What is required:
Give the number of lines that contain the string "matplotlib", and nothing else.

Recorded data:
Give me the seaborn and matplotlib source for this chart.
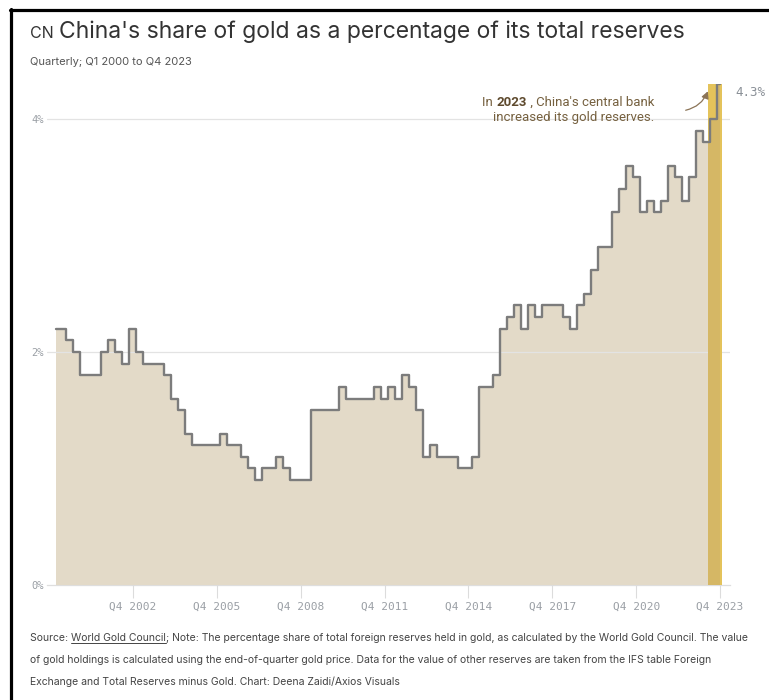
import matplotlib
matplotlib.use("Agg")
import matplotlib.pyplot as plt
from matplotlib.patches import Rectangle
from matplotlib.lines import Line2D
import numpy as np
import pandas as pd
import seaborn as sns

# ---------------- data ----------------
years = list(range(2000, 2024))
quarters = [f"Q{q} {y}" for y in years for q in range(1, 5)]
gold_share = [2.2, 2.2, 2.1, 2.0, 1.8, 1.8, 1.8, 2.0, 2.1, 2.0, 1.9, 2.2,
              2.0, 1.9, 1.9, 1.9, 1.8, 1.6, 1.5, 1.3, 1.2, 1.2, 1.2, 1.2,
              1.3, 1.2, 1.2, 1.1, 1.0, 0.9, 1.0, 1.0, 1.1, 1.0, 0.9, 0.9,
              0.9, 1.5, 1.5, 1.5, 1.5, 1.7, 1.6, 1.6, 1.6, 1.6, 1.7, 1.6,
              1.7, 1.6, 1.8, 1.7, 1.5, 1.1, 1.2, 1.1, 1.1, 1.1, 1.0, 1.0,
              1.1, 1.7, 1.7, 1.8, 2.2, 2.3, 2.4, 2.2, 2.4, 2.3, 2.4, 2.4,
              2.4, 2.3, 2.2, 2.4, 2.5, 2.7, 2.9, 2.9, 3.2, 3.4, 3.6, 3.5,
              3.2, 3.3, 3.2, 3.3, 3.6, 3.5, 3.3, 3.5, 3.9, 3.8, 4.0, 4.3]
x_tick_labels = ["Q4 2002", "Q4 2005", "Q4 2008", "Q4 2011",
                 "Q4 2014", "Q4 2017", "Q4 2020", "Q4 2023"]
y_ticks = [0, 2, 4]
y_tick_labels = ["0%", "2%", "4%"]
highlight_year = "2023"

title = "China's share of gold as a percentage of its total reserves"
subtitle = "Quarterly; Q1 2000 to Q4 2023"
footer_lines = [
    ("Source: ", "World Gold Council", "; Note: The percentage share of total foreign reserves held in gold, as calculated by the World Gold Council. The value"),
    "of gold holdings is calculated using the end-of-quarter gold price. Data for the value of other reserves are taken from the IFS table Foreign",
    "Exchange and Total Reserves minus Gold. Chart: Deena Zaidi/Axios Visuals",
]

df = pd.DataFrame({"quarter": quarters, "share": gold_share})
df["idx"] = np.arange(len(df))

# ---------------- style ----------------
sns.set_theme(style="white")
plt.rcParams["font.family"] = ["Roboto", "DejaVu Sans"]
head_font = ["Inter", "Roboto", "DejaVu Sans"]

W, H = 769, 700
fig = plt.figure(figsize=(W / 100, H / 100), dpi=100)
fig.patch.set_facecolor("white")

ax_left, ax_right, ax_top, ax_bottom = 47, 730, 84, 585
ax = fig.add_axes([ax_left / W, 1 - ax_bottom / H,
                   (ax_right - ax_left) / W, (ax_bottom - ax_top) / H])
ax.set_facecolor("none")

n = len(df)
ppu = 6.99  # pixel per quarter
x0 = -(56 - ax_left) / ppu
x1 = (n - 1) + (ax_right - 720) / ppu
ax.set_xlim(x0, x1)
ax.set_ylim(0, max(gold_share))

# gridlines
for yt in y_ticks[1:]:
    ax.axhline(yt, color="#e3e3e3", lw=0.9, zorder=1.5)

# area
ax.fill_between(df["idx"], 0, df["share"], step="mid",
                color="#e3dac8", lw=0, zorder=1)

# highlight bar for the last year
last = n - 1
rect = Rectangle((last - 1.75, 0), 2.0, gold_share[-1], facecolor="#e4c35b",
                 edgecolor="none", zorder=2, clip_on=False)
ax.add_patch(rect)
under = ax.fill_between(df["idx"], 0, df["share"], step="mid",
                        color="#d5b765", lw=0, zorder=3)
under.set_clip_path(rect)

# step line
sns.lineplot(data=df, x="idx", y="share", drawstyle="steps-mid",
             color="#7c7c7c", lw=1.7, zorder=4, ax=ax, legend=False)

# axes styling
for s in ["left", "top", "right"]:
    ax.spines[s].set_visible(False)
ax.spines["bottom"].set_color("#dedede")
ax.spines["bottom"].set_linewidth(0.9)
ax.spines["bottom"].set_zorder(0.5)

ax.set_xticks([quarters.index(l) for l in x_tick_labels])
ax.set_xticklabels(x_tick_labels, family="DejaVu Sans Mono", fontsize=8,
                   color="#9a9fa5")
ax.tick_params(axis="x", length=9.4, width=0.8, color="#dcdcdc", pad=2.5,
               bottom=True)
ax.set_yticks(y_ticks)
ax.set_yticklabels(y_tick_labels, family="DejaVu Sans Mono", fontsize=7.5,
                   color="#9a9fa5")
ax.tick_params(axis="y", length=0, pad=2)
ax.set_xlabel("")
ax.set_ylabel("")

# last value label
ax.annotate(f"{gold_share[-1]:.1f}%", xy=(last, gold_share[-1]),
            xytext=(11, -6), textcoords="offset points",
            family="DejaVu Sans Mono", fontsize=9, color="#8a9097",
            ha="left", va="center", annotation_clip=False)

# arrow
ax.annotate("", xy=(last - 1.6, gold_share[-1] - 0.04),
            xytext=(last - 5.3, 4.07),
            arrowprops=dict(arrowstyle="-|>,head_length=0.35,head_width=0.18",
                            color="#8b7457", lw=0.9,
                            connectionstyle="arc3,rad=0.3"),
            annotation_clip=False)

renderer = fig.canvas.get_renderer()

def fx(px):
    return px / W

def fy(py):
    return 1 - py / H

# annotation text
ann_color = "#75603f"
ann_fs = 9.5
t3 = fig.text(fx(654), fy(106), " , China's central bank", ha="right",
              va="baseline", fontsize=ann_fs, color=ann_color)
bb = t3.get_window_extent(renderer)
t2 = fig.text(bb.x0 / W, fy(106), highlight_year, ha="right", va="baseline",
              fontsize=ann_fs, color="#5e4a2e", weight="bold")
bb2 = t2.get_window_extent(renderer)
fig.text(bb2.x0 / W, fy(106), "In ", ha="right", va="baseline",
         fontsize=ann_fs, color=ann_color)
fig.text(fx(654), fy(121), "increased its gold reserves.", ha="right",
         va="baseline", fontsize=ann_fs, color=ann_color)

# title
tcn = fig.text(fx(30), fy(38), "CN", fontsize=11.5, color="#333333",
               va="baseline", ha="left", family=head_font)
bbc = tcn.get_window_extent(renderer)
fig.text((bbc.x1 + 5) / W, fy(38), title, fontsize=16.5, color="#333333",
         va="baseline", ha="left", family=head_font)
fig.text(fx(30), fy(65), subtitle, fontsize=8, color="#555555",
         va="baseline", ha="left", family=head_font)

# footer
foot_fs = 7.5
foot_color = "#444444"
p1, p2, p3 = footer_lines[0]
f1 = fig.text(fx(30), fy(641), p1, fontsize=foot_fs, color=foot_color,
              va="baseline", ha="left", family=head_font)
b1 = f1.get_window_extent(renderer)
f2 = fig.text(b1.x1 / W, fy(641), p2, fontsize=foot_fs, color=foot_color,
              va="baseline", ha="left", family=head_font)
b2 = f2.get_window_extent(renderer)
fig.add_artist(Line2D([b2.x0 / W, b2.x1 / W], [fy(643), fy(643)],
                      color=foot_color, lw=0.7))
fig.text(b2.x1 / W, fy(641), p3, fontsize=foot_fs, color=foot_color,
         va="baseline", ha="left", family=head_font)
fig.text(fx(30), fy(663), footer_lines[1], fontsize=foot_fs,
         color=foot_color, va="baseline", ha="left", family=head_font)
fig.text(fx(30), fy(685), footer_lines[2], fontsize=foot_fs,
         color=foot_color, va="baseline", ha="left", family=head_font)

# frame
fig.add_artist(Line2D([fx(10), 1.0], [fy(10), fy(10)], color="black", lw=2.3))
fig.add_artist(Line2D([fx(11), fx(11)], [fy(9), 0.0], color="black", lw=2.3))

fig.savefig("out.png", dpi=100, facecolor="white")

Response to this exercise:
6